- Kanji: 劇場版 BEM 〜BECOME HUMAN〜
- Revised Hepburn: Gekijōban Bemu ~Bekōmu Hyūman~
- Directed by: Hiroshi Ikehata
- Screenplay by: Atsuhiro Tomioka
- Based on: Humanoid Monster Bem by ADK Emotions
- Produced by: Fumihiro Ozawa; Kana Yajima; Makoto Hijikata; Masao Fukuda; Tetsuya Kinoshita;
- Starring: Katsuyuki Konishi; M.A.O.; Kensho Ono; Maaya Uchida; Kenji Nomura; Junichi Suwabe; Wataru Takagi; Shizuka Itō; Nana Mizuki; Toshiya Miyata; Koichi Yamadera;
- Edited by: Yoshinori Murakami
- Music by: Soil & "Pimp" Sessions; Michiru;
- Production company: Production I.G
- Distributed by: The Klockworx Co., Ltd.
- Release date: October 2, 2020;
- Running time: 90 minutes
- Country: Japan
- Language: Japanese

= BEM: Become Human =

2020 film by Hiroshi Ikehata

 is a 2020 Japanese animated horror adventure film directed by Hiroshi Ikehata and written by Atsuhiro Tomioka; the film is based on the Humanoid Monster Bem franchise by ADK Emotions. Produced by Production I.G and distributed by The KlockWorx, the story takes place after the events of the 2019 anime television series, as Sonia Summers searches for Bem, Bela, and Belo after they have disappeared. The film stars the voices of Katsuyuki Konishi, M.A.O., Kensho Ono, Maaya Uchida, Kenji Nomura, Junichi Suwabe, Wataru Takagi, Shizuka Itō, Nana Mizuki, Toshiya Miyata and Koichi Yamadera. The film was released in Japan on October 2, 2020.
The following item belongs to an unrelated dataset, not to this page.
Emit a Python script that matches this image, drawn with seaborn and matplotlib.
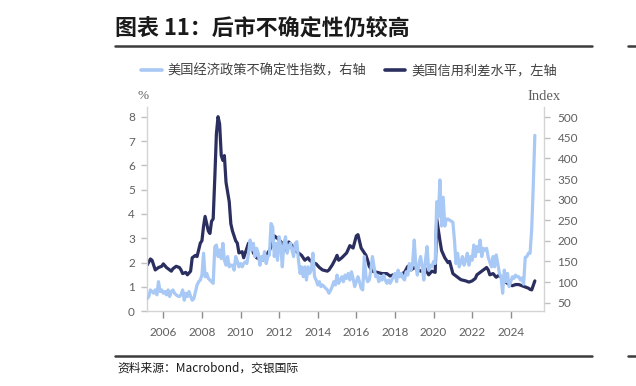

Funimation licensed the film, which was released on its website on October 29, 2020.

==Synopsis==
Two years after Bem, Bela, and Belo defeated Vega, Sonia Summers is on a search for the three. On Doracho Chemicals, a city within an island, she stumbles upon a man named Belm that bears a similar resemblance to Bem, with Bela and Belo being separated and doing their own things.

==Voice cast==

| Character | Japanese voice cast | English voice cast |
|---|---|---|
| Bem/Belm | Katsuyuki Konishi | Gabe Kunda |
| Bela | M.A.O. | Dani Chambers |
| Belo | Kensho Ono | Aaron Dismuke |
| Sonia Summers | Maaya Uchida | Felecia Angelle |
| Emma Eisberg | Nana Mizuki | Bryn Apprill |
| Greta Reed | Shizuka Itō | Elizabeth Maxwell |
| Lorezo Nepmuceno Draco | Wataru Takagi | Michael Schwalbe |
| Dr. Recycle | Junichi Suwabe | Daman Mills |
| Joel Woods | Kenji Nomura | Jason Douglas |
| Burgess | Toshiya Miyata | Ryan Colt Levy |
| Manstoll | Koichi Yamadera | Jason Liebrecht |

==Production==
In June 2020, it was announced that a film adaptation of the Humanoid Monster Bem anime series was in the works, with the key staff and cast members from the 2019 television series returning to their respective positions: Hiroshi Ikehata is directing the film, with Atsuhiro Tomioka providing the screenplay and Miho Matsumoto providing the character designs, while Production I.G is solely handling the animation production. That same month, it was announced that Kis-My-Ft2 boyband member Toshiya Miyata was cast as Burgess. Voice actors Nana Mizuki, Shizuka Itō, Koichi Yamadera, and Wataru Takagi were cast as new characters the following month. J-Pop singer Rib provided the theme song for the film, titled "unforever."

==Release==
The film was released in theaters in Japan on October 2, 2020. The film was licensed by Funimation and streamed on its website in the United States, Canada, the United Kingdom, and Ireland on October 29, 2020.

==Reception==
===Critical reception===
Theron Martin of Anime News Network gave the film a solid B rating and stated, "While I might have liked to see the main villain and his motives developed a little more, the movie is generally paced well and fully completes its intended story."